▸ **EXERCISE BRIEF**: Everything from the line with "Recreate this image" through the line with "</script></body></html>", inclusive, should be repeated exactly, except the pictures.

▸ **TASK INPUT**:
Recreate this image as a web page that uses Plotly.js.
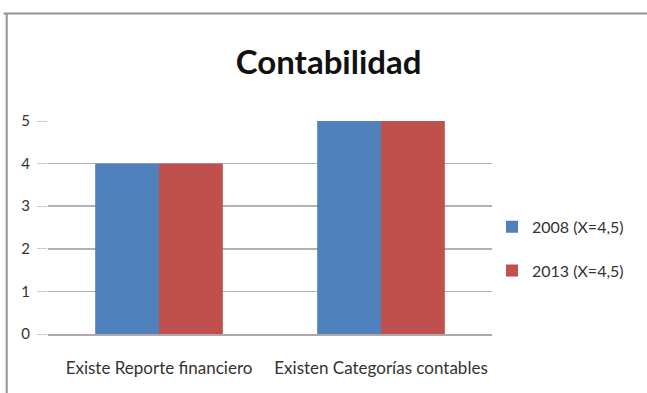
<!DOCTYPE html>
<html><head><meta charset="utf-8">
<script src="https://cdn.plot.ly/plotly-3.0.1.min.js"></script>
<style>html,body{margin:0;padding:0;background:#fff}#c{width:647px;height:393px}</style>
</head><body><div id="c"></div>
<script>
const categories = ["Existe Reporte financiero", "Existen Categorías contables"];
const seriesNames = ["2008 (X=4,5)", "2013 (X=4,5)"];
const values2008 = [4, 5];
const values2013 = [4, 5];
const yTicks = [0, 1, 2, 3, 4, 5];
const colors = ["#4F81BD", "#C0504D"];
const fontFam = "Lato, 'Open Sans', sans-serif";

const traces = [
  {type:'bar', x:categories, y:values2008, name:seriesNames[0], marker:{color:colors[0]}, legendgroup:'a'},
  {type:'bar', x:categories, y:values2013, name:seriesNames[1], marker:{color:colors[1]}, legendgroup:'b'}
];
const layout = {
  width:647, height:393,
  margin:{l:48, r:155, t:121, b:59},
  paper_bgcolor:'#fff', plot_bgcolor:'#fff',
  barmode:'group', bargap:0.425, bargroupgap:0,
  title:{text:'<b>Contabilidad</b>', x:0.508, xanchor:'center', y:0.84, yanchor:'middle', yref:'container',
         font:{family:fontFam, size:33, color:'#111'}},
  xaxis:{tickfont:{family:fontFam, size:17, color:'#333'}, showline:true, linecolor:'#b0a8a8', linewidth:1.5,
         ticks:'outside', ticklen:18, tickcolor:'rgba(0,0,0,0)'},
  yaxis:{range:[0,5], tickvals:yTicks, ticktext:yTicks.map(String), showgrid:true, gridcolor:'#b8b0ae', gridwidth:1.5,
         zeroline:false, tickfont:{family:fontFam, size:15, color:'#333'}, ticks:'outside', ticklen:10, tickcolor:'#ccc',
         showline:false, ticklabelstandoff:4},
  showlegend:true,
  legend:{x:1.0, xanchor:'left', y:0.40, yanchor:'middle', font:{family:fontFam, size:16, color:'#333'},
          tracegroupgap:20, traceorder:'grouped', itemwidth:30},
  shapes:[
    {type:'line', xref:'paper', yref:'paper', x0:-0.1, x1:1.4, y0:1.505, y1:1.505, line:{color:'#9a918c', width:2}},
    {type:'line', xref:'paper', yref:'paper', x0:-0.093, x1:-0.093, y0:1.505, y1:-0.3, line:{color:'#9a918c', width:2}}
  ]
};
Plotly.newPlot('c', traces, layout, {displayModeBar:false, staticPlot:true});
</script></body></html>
* * *
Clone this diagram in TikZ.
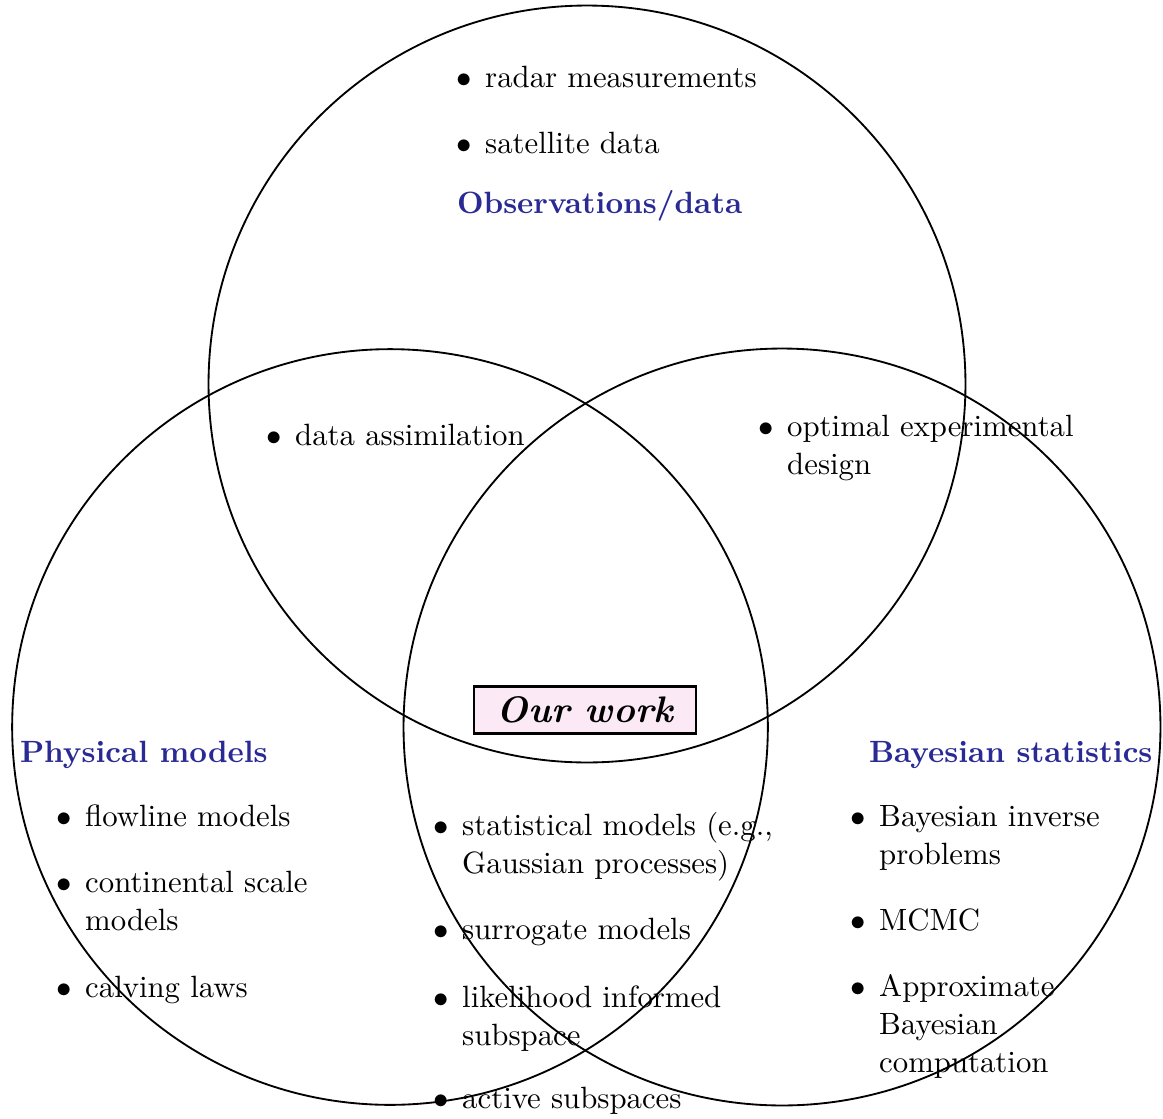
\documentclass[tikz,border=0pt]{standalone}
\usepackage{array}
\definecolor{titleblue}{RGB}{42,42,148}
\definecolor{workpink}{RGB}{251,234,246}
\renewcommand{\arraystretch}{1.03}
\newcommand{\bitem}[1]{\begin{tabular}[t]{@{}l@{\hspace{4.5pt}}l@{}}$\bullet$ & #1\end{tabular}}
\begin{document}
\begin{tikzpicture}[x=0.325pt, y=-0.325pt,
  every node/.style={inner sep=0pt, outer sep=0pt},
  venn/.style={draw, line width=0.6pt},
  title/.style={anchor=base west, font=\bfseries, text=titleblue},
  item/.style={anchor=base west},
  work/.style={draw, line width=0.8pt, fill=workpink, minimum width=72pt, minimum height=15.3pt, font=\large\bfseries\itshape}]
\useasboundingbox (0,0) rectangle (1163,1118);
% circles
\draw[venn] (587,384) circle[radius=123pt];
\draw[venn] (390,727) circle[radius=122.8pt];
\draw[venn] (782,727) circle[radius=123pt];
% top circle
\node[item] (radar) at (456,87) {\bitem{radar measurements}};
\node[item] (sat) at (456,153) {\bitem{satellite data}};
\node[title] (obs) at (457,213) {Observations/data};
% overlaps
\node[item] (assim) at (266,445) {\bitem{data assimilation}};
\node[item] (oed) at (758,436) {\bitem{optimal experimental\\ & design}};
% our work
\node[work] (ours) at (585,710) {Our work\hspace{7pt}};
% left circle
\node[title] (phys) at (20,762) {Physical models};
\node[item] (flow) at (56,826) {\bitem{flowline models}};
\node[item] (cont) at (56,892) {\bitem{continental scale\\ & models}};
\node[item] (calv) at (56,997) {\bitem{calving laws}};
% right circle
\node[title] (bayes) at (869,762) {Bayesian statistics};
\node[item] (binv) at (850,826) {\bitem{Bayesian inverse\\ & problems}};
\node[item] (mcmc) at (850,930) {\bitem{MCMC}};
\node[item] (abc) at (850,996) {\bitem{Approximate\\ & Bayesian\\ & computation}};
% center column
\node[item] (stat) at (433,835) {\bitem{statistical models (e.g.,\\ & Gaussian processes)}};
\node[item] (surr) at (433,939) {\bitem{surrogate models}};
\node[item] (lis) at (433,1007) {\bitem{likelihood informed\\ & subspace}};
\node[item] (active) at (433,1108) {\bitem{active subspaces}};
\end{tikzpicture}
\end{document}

▸ **FINISHED ANSWER**:
Recreate this image as a web page that uses Plotly.js.
<!DOCTYPE html>
<html><head><meta charset="utf-8">
<script src="https://cdn.plot.ly/plotly-3.0.1.min.js"></script>
<style>html,body{margin:0;padding:0;background:#fff}#c{width:647px;height:393px}</style>
</head><body><div id="c"></div>
<script>
const categories = ["Existe Reporte financiero", "Existen Categorías contables"];
const seriesNames = ["2008 (X=4,5)", "2013 (X=4,5)"];
const values2008 = [4, 5];
const values2013 = [4, 5];
const yTicks = [0, 1, 2, 3, 4, 5];
const colors = ["#4F81BD", "#C0504D"];
const fontFam = "Lato, 'Open Sans', sans-serif";

const traces = [
  {type:'bar', x:categories, y:values2008, name:seriesNames[0], marker:{color:colors[0]}, legendgroup:'a'},
  {type:'bar', x:categories, y:values2013, name:seriesNames[1], marker:{color:colors[1]}, legendgroup:'b'}
];
const layout = {
  width:647, height:393,
  margin:{l:48, r:155, t:121, b:59},
  paper_bgcolor:'#fff', plot_bgcolor:'#fff',
  barmode:'group', bargap:0.425, bargroupgap:0,
  title:{text:'<b>Contabilidad</b>', x:0.508, xanchor:'center', y:0.84, yanchor:'middle', yref:'container',
         font:{family:fontFam, size:33, color:'#111'}},
  xaxis:{tickfont:{family:fontFam, size:17, color:'#333'}, showline:true, linecolor:'#b0a8a8', linewidth:1.5,
         ticks:'outside', ticklen:18, tickcolor:'rgba(0,0,0,0)'},
  yaxis:{range:[0,5], tickvals:yTicks, ticktext:yTicks.map(String), showgrid:true, gridcolor:'#b8b0ae', gridwidth:1.5,
         zeroline:false, tickfont:{family:fontFam, size:15, color:'#333'}, ticks:'outside', ticklen:10, tickcolor:'#ccc',
         showline:false, ticklabelstandoff:4},
  showlegend:true,
  legend:{x:1.0, xanchor:'left', y:0.40, yanchor:'middle', font:{family:fontFam, size:16, color:'#333'},
          tracegroupgap:20, traceorder:'grouped', itemwidth:30},
  shapes:[
    {type:'line', xref:'paper', yref:'paper', x0:-0.1, x1:1.4, y0:1.505, y1:1.505, line:{color:'#9a918c', width:2}},
    {type:'line', xref:'paper', yref:'paper', x0:-0.093, x1:-0.093, y0:1.505, y1:-0.3, line:{color:'#9a918c', width:2}}
  ]
};
Plotly.newPlot('c', traces, layout, {displayModeBar:false, staticPlot:true});
</script></body></html>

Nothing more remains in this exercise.